▶ [Problem details]:
Your task is to give the listing below back word for word, pictures excluded.

::::

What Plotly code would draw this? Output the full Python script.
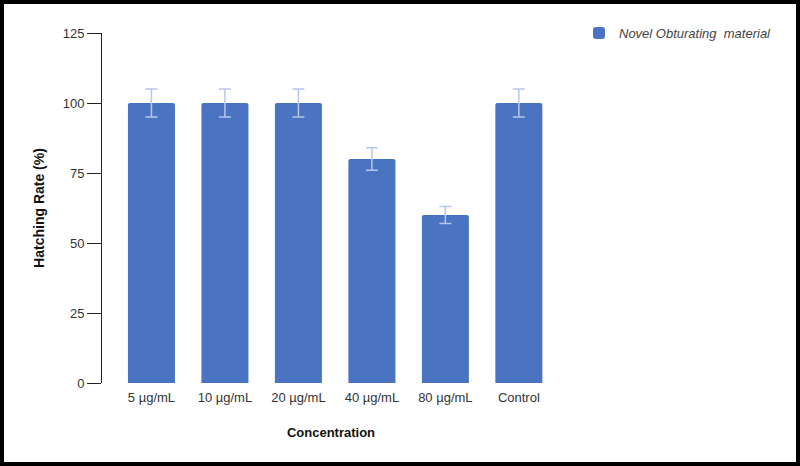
import plotly.graph_objects as go

categories = ["5 µg/mL", "10 µg/mL", "20 µg/mL", "40 µg/mL", "80 µg/mL", "Control"]
hatching_rate = [100, 100, 100, 80, 60, 100]
error = [5, 5, 5, 4, 3, 5]
series_name = "<i>Novel Obturating  material</i>"
y_ticks = [0, 25, 50, 75, 100, 125]

W, H = 800, 466
L, R, T, B = 102, 240, 33, 83
pw = W - L - R
ph = H - T - B

fig = go.Figure()
fig.add_trace(go.Bar(
    x=categories, y=hatching_rate, name=series_name,
    marker=dict(color="#4a74c2", cornerradius=2, line=dict(width=0)),
    error_y=dict(type="data", array=error, visible=True, color="#b8c6ec", thickness=1.5, width=6),
    showlegend=True,
))

def px_x(px):
    return (px - L) / pw

def px_y(py):
    return (H - B - py) / ph

fig.update_layout(
    width=W, height=H,
    margin=dict(l=L, r=R, t=T, b=B),
    paper_bgcolor="white", plot_bgcolor="white",
    font=dict(family="Liberation Sans, Arial, sans-serif", size=13, color="#333"),
    bargap=0.36,
    xaxis=dict(
        range=[-0.673, 5.56], showline=False, ticks="outside", ticklen=2,
        tickcolor="rgba(0,0,0,0)", showgrid=False,
        tickfont=dict(size=13, color="#333"),
        title=dict(text="<b>Concentration</b>", font=dict(size=13, color="#111"), standoff=24),
    ),
    yaxis=dict(
        range=[0, 125], tickvals=y_ticks, showline=True, linecolor="#222", linewidth=1,
        ticks="outside", ticklen=14, tickcolor="#222", showgrid=False, zeroline=False,
        tickfont=dict(size=13, color="#333"),
        title=dict(text="<b>Hatching Rate (%)</b>", font=dict(size=14, color="#111"), standoff=14),
    ),
    legend=dict(
        x=px_x(579), y=px_y(18), xanchor="left", yanchor="top",
        font=dict(size=13, color="#444"), bgcolor="rgba(0,0,0,0)",
        itemwidth=30,
    ),
    shapes=[dict(
        type="rect", xref="paper", yref="paper",
        x0=px_x(0), x1=px_x(W), y0=px_y(H), y1=px_y(0),
        line=dict(color="black", width=8), fillcolor="rgba(0,0,0,0)", layer="above",
    )],
)

fig.write_html(
    "out.html",
    config={"displayModeBar": False},
    post_script="document.body.style.margin='0';document.body.style.overflow='hidden';",
)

::::

▶ [Expected answer]:
What Plotly code would draw this? Output the full Python script.
import plotly.graph_objects as go

categories = ["5 µg/mL", "10 µg/mL", "20 µg/mL", "40 µg/mL", "80 µg/mL", "Control"]
hatching_rate = [100, 100, 100, 80, 60, 100]
error = [5, 5, 5, 4, 3, 5]
series_name = "<i>Novel Obturating  material</i>"
y_ticks = [0, 25, 50, 75, 100, 125]

W, H = 800, 466
L, R, T, B = 102, 240, 33, 83
pw = W - L - R
ph = H - T - B

fig = go.Figure()
fig.add_trace(go.Bar(
    x=categories, y=hatching_rate, name=series_name,
    marker=dict(color="#4a74c2", cornerradius=2, line=dict(width=0)),
    error_y=dict(type="data", array=error, visible=True, color="#b8c6ec", thickness=1.5, width=6),
    showlegend=True,
))

def px_x(px):
    return (px - L) / pw

def px_y(py):
    return (H - B - py) / ph

fig.update_layout(
    width=W, height=H,
    margin=dict(l=L, r=R, t=T, b=B),
    paper_bgcolor="white", plot_bgcolor="white",
    font=dict(family="Liberation Sans, Arial, sans-serif", size=13, color="#333"),
    bargap=0.36,
    xaxis=dict(
        range=[-0.673, 5.56], showline=False, ticks="outside", ticklen=2,
        tickcolor="rgba(0,0,0,0)", showgrid=False,
        tickfont=dict(size=13, color="#333"),
        title=dict(text="<b>Concentration</b>", font=dict(size=13, color="#111"), standoff=24),
    ),
    yaxis=dict(
        range=[0, 125], tickvals=y_ticks, showline=True, linecolor="#222", linewidth=1,
        ticks="outside", ticklen=14, tickcolor="#222", showgrid=False, zeroline=False,
        tickfont=dict(size=13, color="#333"),
        title=dict(text="<b>Hatching Rate (%)</b>", font=dict(size=14, color="#111"), standoff=14),
    ),
    legend=dict(
        x=px_x(579), y=px_y(18), xanchor="left", yanchor="top",
        font=dict(size=13, color="#444"), bgcolor="rgba(0,0,0,0)",
        itemwidth=30,
    ),
    shapes=[dict(
        type="rect", xref="paper", yref="paper",
        x0=px_x(0), x1=px_x(W), y0=px_y(H), y1=px_y(0),
        line=dict(color="black", width=8), fillcolor="rgba(0,0,0,0)", layer="above",
    )],
)

fig.write_html(
    "out.html",
    config={"displayModeBar": False},
    post_script="document.body.style.margin='0';document.body.style.overflow='hidden';",
)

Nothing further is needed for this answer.